I must say, this year did not start out like I expected. If you’re like me, you spent the better half of January trying to keep it together. It was both the hardest and longest month for me personally I think since Covid-19 entered our life. I think it was a mix of ongoing strain felt from the pandemic, but at a time when we thought it was getting better while also entering a new year when our hope was at a (perhaps falsely elevated) high. It felt like a sucker punch in the stomach, knocking me right back to the ground which we have become all too familiar with these past years. However, as the clouds faded from the daze I yet again found myself in, I have found some newly grounded peace moving forward. Perhaps, this is what we have been waiting for all along.

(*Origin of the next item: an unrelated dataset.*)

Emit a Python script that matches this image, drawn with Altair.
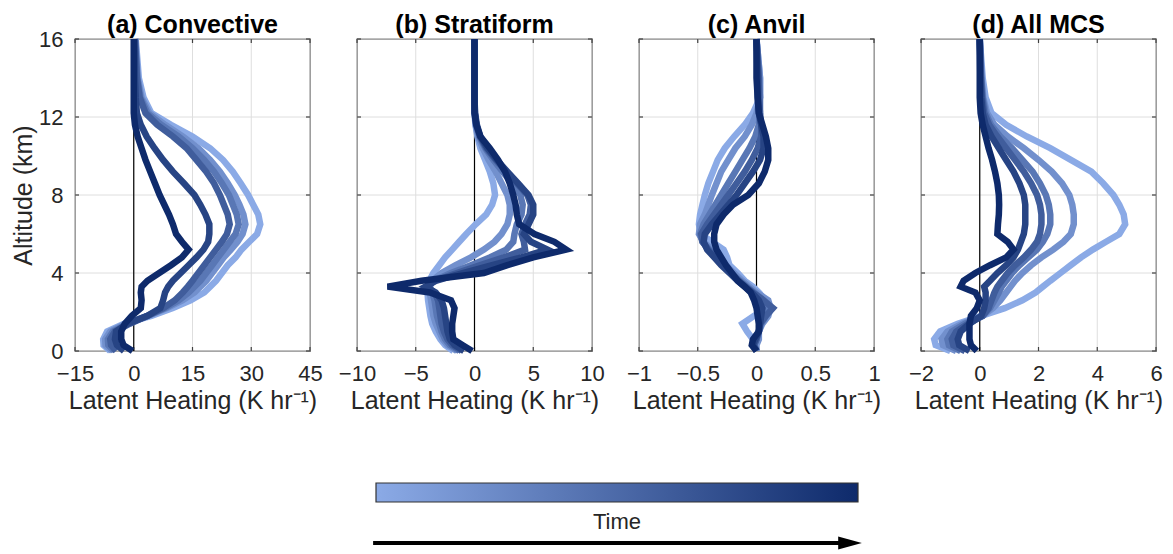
import altair as alt
import pandas as pd

FONT = "Liberation Sans"
TEXT = "#262626"
BOX = "#404040"
GRID = "#dedede"
LIGHT = "#8BAAE6"
DARK = "#0E2A6B"

# altitude levels (km) shared by every profile
ALT_KM = [0.0, 0.3, 0.6, 1.0, 1.4, 1.8, 2.2, 2.6, 3.0, 3.3, 3.6, 4.0, 4.4, 4.8, 5.2, 5.6,
          6.0, 6.5, 7.0, 7.5, 8.0, 8.6, 9.2, 9.8, 10.4, 11.0, 11.6, 12.2, 13.0, 14.0, 16.0]

# latent heating profiles (K/hr), earliest to latest
CONVECTIVE = [
    [-6.0, -7.7, -7.8, -6.8, -2.5, 4.5, 10.0, 14.5, 18.0, 19.5, 21.0, 22.5, 24.0, 26.0, 27.5, 29.5,
     31.5, 32.3, 31.8, 30.5, 29.2, 27.3, 25.3, 22.8, 19.5, 15.0, 9.5, 4.5, 2.5, 1.3, 0.5],
    [-5.5, -7.2, -7.3, -6.0, -2.0, 3.5, 8.5, 12.5, 15.5, 17.0, 18.5, 20.0, 21.5, 23.0, 24.8, 26.5,
     27.8, 28.5, 28.0, 27.0, 25.8, 24.0, 22.0, 19.5, 16.5, 12.5, 8.0, 4.0, 2.0, 1.0, 0.4],
    [-5.0, -6.5, -6.6, -5.3, -1.5, 3.5, 8.0, 11.5, 14.0, 15.5, 17.0, 18.5, 20.0, 21.5, 23.0, 24.5,
     26.0, 26.8, 26.3, 25.3, 24.3, 22.5, 20.5, 18.0, 15.0, 11.5, 7.0, 3.5, 1.7, 0.9, 0.3],
    [-4.5, -5.8, -6.0, -4.8, -1.0, 3.5, 7.5, 10.5, 12.5, 13.8, 15.0, 16.5, 18.0, 19.5, 21.0, 22.5,
     23.8, 24.5, 24.0, 23.0, 22.0, 20.5, 18.5, 16.0, 13.5, 10.0, 6.0, 3.0, 1.5, 0.8, 0.3],
    [-2.5, -4.3, -4.8, -4.5, -1.6, 3.5, 6.8, 7.5, 8.0, 8.8, 10.0, 12.0, 14.0, 16.0, 17.8, 19.0,
     19.3, 19.3, 18.3, 17.0, 15.5, 12.8, 10.0, 7.5, 5.3, 3.3, 1.8, 0.8, 0.5, 0.3, 0.2],
    [-0.3, -2.6, -3.2, -3.2, -2.3, -0.5, 1.8, 2.0, 1.8, 2.0, 3.5, 6.5, 9.5, 12.3, 14.0, 12.3,
     10.8, 10.0, 9.0, 7.8, 6.6, 5.4, 4.2, 3.0, 2.0, 1.0, 0.3, 0.0, 0.0, 0.0, 0.0],
]

STRATIFORM = [
    [-1.8, -2.5, -2.9, -3.3, -3.6, -3.75, -3.85, -3.95, -4.0, -3.95, -3.85, -3.5, -3.0, -2.5, -1.9, -1.3,
     -0.7, 0.1, 1.0, 1.5, 1.75, 1.6, 1.3, 0.9, 0.5, 0.25, 0.08, 0.0, 0.0, 0.0, 0.0],
    [-1.5, -2.3, -2.7, -3.0, -3.3, -3.5, -3.6, -3.7, -3.8, -3.8, -3.6, -2.8, -1.6, -0.3, 0.8, 1.7,
     2.3, 2.8, 3.0, 3.0, 2.8, 2.3, 1.8, 1.2, 0.7, 0.3, 0.1, 0.02, 0.0, 0.0, 0.0],
    [-1.3, -2.1, -2.5, -2.8, -3.0, -3.2, -3.3, -3.4, -3.6, -3.9, -3.5, -2.0, -0.3, 1.3, 2.7, 3.3,
     3.4, 3.6, 4.0, 4.1, 3.9, 3.2, 2.4, 1.6, 0.9, 0.4, 0.15, 0.03, 0.0, 0.0, 0.0],
    [-1.1, -1.9, -2.3, -2.6, -2.8, -2.9, -3.0, -3.1, -3.4, -4.0, -3.4, -1.5, 0.5, 2.5, 4.3, 4.2,
     4.0, 4.3, 4.7, 4.8, 4.5, 3.6, 2.7, 1.8, 1.0, 0.45, 0.15, 0.03, 0.0, 0.0, 0.0],
    [-0.9, -1.7, -2.1, -2.3, -2.4, -2.5, -2.6, -2.8, -3.3, -4.2, -3.3, -1.0, 1.5, 4.0, 6.2, 4.8,
     4.2, 4.6, 5.0, 5.0, 4.6, 3.7, 2.8, 1.9, 1.1, 0.5, 0.2, 0.05, 0.0, 0.0, 0.0],
    [-0.2, -1.0, -1.8, -1.9, -1.9, -1.8, -1.7, -2.0, -3.8, -7.4, -4.5, 0.8, 2.8, 5.0, 7.8, 6.8,
     5.1, 3.8, 3.6, 3.5, 3.3, 3.0, 2.6, 2.0, 1.3, 0.5, 0.15, 0.0, 0.0, 0.0, 0.0],
]

ANVIL = [
    [0.0, -0.01, -0.03, -0.08, -0.12, -0.02, 0.1, 0.08, 0.02, -0.03, -0.1, -0.16, -0.23, -0.25, -0.28, -0.38,
     -0.47, -0.49, -0.48, -0.46, -0.44, -0.41, -0.37, -0.33, -0.27, -0.19, -0.1, -0.03, 0.03, 0.03, 0.0],
    [0.0, 0.0, 0.02, 0.02, 0.05, 0.1, 0.12, 0.1, 0.0, -0.06, -0.12, -0.19, -0.26, -0.32, -0.38, -0.45,
     -0.49, -0.48, -0.44, -0.41, -0.38, -0.34, -0.3, -0.24, -0.18, -0.1, -0.04, 0.0, 0.03, 0.03, 0.0],
    [0.0, -0.02, 0.0, 0.02, 0.04, 0.08, 0.1, 0.06, -0.02, -0.08, -0.14, -0.21, -0.28, -0.34, -0.4, -0.46,
     -0.48, -0.45, -0.4, -0.35, -0.3, -0.24, -0.18, -0.12, -0.06, -0.01, 0.02, 0.03, 0.03, 0.02, 0.0],
    [0.0, -0.02, 0.0, 0.02, 0.03, 0.08, 0.14, 0.06, -0.03, -0.09, -0.15, -0.22, -0.29, -0.35, -0.41, -0.46,
     -0.47, -0.42, -0.36, -0.3, -0.24, -0.17, -0.1, -0.04, 0.01, 0.04, 0.04, 0.03, 0.02, 0.02, 0.0],
    [0.0, -0.03, -0.01, 0.02, 0.03, 0.04, 0.05, 0.02, -0.04, -0.1, -0.16, -0.23, -0.3, -0.36, -0.42, -0.45,
     -0.44, -0.38, -0.31, -0.24, -0.17, -0.1, -0.03, 0.03, 0.06, 0.06, 0.04, 0.02, 0.01, 0.01, 0.0],
    [0.0, -0.04, -0.03, 0.02, 0.02, 0.01, 0.0, -0.02, -0.05, -0.1, -0.16, -0.21, -0.26, -0.3, -0.34, -0.36,
     -0.36, -0.34, -0.28, -0.2, -0.07, 0.02, 0.07, 0.1, 0.1, 0.08, 0.05, 0.02, 0.01, 0.0, 0.0],
]

ALL_MCS = [
    [-1.0, -1.5, -1.55, -1.35, -0.75, 0.05, 0.85, 1.45, 1.9, 2.15, 2.4, 2.75, 3.1, 3.45, 3.85, 4.3,
     4.75, 4.95, 4.9, 4.75, 4.55, 4.2, 3.8, 3.1, 2.4, 1.6, 0.9, 0.4, 0.2, 0.1, 0.0],
    [-0.8, -1.25, -1.3, -1.1, -0.6, 0.1, 0.45, 0.7, 0.9, 1.05, 1.2, 1.45, 1.75, 2.1, 2.5, 2.85,
     3.1, 3.2, 3.2, 3.15, 3.05, 2.8, 2.45, 2.0, 1.5, 0.95, 0.5, 0.25, 0.12, 0.06, 0.0],
    [-0.65, -1.05, -1.1, -0.95, -0.5, 0.1, 0.35, 0.5, 0.65, 0.75, 0.9, 1.1, 1.35, 1.65, 1.95, 2.15,
     2.3, 2.4, 2.4, 2.35, 2.25, 2.05, 1.8, 1.45, 1.1, 0.7, 0.38, 0.2, 0.1, 0.05, 0.0],
    [-0.5, -0.9, -0.95, -0.8, -0.4, 0.1, 0.3, 0.4, 0.5, 0.6, 0.75, 0.95, 1.2, 1.5, 1.75, 1.95,
     2.05, 2.1, 2.1, 2.05, 1.95, 1.75, 1.5, 1.2, 0.9, 0.6, 0.32, 0.15, 0.08, 0.04, 0.0],
    [-0.35, -0.7, -0.75, -0.65, -0.35, 0.05, 0.15, 0.2, 0.2, 0.15, 0.35, 0.6, 0.9, 1.15, 1.3, 1.4,
     1.5, 1.55, 1.55, 1.55, 1.5, 1.35, 1.15, 0.9, 0.65, 0.4, 0.2, 0.1, 0.05, 0.02, 0.0],
    [-0.1, -0.3, -0.35, -0.35, -0.35, -0.3, -0.1, 0.0, -0.15, -0.65, -0.55, -0.15, 0.35, 0.9, 1.15, 0.95,
     0.6, 0.62, 0.65, 0.66, 0.65, 0.6, 0.52, 0.42, 0.3, 0.2, 0.1, 0.03, 0.0, 0.0, 0.0],
]

PANEL_TITLES = ["(a) Convective", "(b) Stratiform", "(c) Anvil", "(d) All MCS"]
X_DOMAINS = [[-15, 45], [-10, 10], [-1, 1], [-2, 6]]
X_TICKS = [[-15, 0, 15, 30, 45], [-10, -5, 0, 5, 10], [-1, -0.5, 0, 0.5, 1], [-2, 0, 2, 4, 6]]
Y_TICKS = [0, 4, 8, 12, 16]

# colour bar and time arrow, in time units (0 = first profile, 1 = last)
TIME_SPAN = [0.0, 1.0]
TIME_LABEL_AT = [0.5]
ARROW_X = [-0.006, 0.97, 1.008]  # tail, end of shaft, tip

X_TITLE = "Latent Heating (K hr\u207b\u00b9)"
PANEL_W, PANEL_H = 235, 312
GAP = 47
TICK_IN = 4  # inward tick length
# the colour bar sits under the middle of the four panels
BAR_RANGE = [301, 783]


def profile_frame(profiles):
    rows = []
    for step, prof in enumerate(profiles):
        for z, v in zip(ALT_KM, prof):
            rows.append({"step": step, "alt": z, "lh": v})
    return pd.DataFrame(rows)


def panel(i, profiles):
    first = i == 0
    xscale = alt.Scale(domain=X_DOMAINS[i], nice=False, zero=False)
    yscale = alt.Scale(domain=[0, 16], nice=False)

    x_axis = alt.Axis(values=X_TICKS[i], format=".1~f", title=X_TITLE, ticks=False, domain=False,
                      grid=False, labelFlush=False, labelPadding=12, titlePadding=4)
    if first:
        y_axis = alt.Axis(values=Y_TICKS, title="Altitude (km)", ticks=False, domain=False,
                          grid=False, labelFlush=False, labelPadding=12, titlePadding=2)
    else:
        y_axis = None

    def X(field):
        return alt.X(field, type="quantitative", scale=xscale, axis=x_axis)

    def Y(field):
        return alt.Y(field, type="quantitative", scale=yscale, axis=y_axis)

    xt = pd.DataFrame({"lh": X_TICKS[i]})
    yt = pd.DataFrame({"alt": Y_TICKS})

    grid_x = alt.Chart(xt).mark_rule(color=GRID, strokeWidth=1).encode(x=X("lh"))
    grid_y = alt.Chart(yt).mark_rule(color=GRID, strokeWidth=1).encode(y=Y("alt"))

    # short inward ticks on all four sides of the box
    tick = dict(color=BOX, strokeWidth=1.2)
    ticks_top = alt.Chart(xt).mark_rule(**tick).encode(
        x=X("lh"), y=alt.value(0), y2=alt.value(TICK_IN))
    ticks_bottom = alt.Chart(xt).mark_rule(**tick).encode(
        x=X("lh"), y=alt.value(PANEL_H - TICK_IN), y2=alt.value(PANEL_H))
    ticks_left = alt.Chart(yt).mark_rule(**tick).encode(
        y=Y("alt"), x=alt.value(0), x2=alt.value(TICK_IN))
    ticks_right = alt.Chart(yt).mark_rule(**tick).encode(
        y=Y("alt"), x=alt.value(PANEL_W - TICK_IN), x2=alt.value(PANEL_W))

    zero = alt.Chart(pd.DataFrame({"lh": [0]})).mark_rule(color="black", strokeWidth=1.2).encode(
        x=X("lh"))
    lines = alt.Chart(profile_frame(profiles)).mark_line(strokeWidth=6.5, clip=False).encode(
        x=X("lh"),
        y=Y("alt"),
        order=alt.Order("alt:Q"),
        color=alt.Color("step:Q", legend=None,
                        scale=alt.Scale(domain=[0, 5], range=[LIGHT, DARK], interpolate="rgb")),
    )
    return alt.layer(grid_x, grid_y, ticks_top, ticks_bottom, ticks_left, ticks_right,
                     zero, lines).properties(
        width=PANEL_W, height=PANEL_H,
        # the title is measured from the line strokes' outer bounds, hence the negative offset
        title=alt.TitleParams(PANEL_TITLES[i], fontSize=25, fontWeight="bold", font=FONT,
                              color="black", offset=-12),
    )


panels = [panel(i, p) for i, p in enumerate([CONVECTIVE, STRATIFORM, ANVIL, ALL_MCS])]

time_scale = alt.Scale(domain=[0, 1], range=BAR_RANGE, nice=False, zero=False)
gradient = alt.Gradient(gradient="linear", x1=0, x2=1, y1=0, y2=0,
                        stops=[alt.GradientStop(color=LIGHT, offset=0),
                               alt.GradientStop(color=DARK, offset=1)])

bar = alt.Chart(pd.DataFrame({"t0": [TIME_SPAN[0]], "t1": [TIME_SPAN[1]]})).mark_rect(
    color=gradient, stroke="#333333", strokeWidth=1.2, clip=False
).encode(x=alt.X("t0:Q", scale=time_scale, axis=None), x2="t1:Q")

label = alt.Chart(pd.DataFrame({"t": TIME_LABEL_AT})).mark_text(
    text="Time", fontSize=22, font=FONT, color=TEXT, baseline="middle", align="center"
).encode(x=alt.X("t:Q", scale=time_scale, axis=None), y=alt.value(39))

shaft = alt.Chart(pd.DataFrame({"a0": [ARROW_X[0]], "a1": [ARROW_X[1]]})).mark_rule(
    color="black", strokeWidth=4
).encode(x=alt.X("a0:Q", scale=time_scale, axis=None), x2="a1:Q", y=alt.value(60))

head = alt.Chart(pd.DataFrame({"tip": [ARROW_X[2]]})).mark_point(
    shape="M-2,-0.55L0,0L-2,0.55Z", filled=True, color="black", opacity=1, size=560
).encode(x=alt.X("tip:Q", scale=time_scale, axis=None), y=alt.value(60))

colorbar = alt.layer(bar, label, shaft, head).properties(
    width=PANEL_W, height=19, view=alt.ViewBackground(stroke="transparent")
)

chart = alt.concat(
    *panels, colorbar, columns=4, spacing={"row": 132, "column": GAP}, bounds="flush", align="each"
).properties(
    padding={"left": 10, "top": 12, "right": 0, "bottom": 0}
).configure(font=FONT).configure_view(
    stroke=BOX, strokeWidth=1.3
).configure_axis(
    labelFont=FONT, titleFont=FONT, labelFontSize=22, titleFontSize=25,
    labelColor=TEXT, titleColor=TEXT, titleFontWeight="normal"
)

chart.save("out.html", embed_options={"renderer": "svg", "actions": False})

2022, you come after a hell of a two years, and I’d argue our expectations are relatively low. I think many of us no longer know what to think or believe, except that without hope we have nothing. The past few weeks, I had the opportunity to see family and dear friends, and never has it brought me so much peace. Never have I felt so much love simply being with those I care for. At work, I have a renewed faith for the kids I care for, knowing myself we can hit rock bottom and rise again. The ability to talk and connect about the tragic realities of the world, has made me feel less disconnected from the world in which I live. I no longer care to hide who I am, or how hard things have been. We were never made to go it alone, and if there’s one thing I’ve learned this past year, it’s that life is completely out of our control. All we can do it take each moment as it comes, and live it to the best of our abilities. Sometimes that means just getting up and making it through the day, even if there are tears and doubts, fear and anxiety. On those days, if you are lucky, you may have a friend who shows up with coffee, breakfast and hug that reminds you that you can do hard things. Other days, you will push yourself, say yes to new adventures and believe in the possibilities of those things yet unseen.
Whatever these past years have brought you, wherever you find yourself now, I hope that you find peace. I hope the tragedies we have endured have taught you something, and through the cracks now rooted in your soul you find light. I hope you are a little softer, a little wiser, and a little kinder, because we need that, now more than ever, and ever more.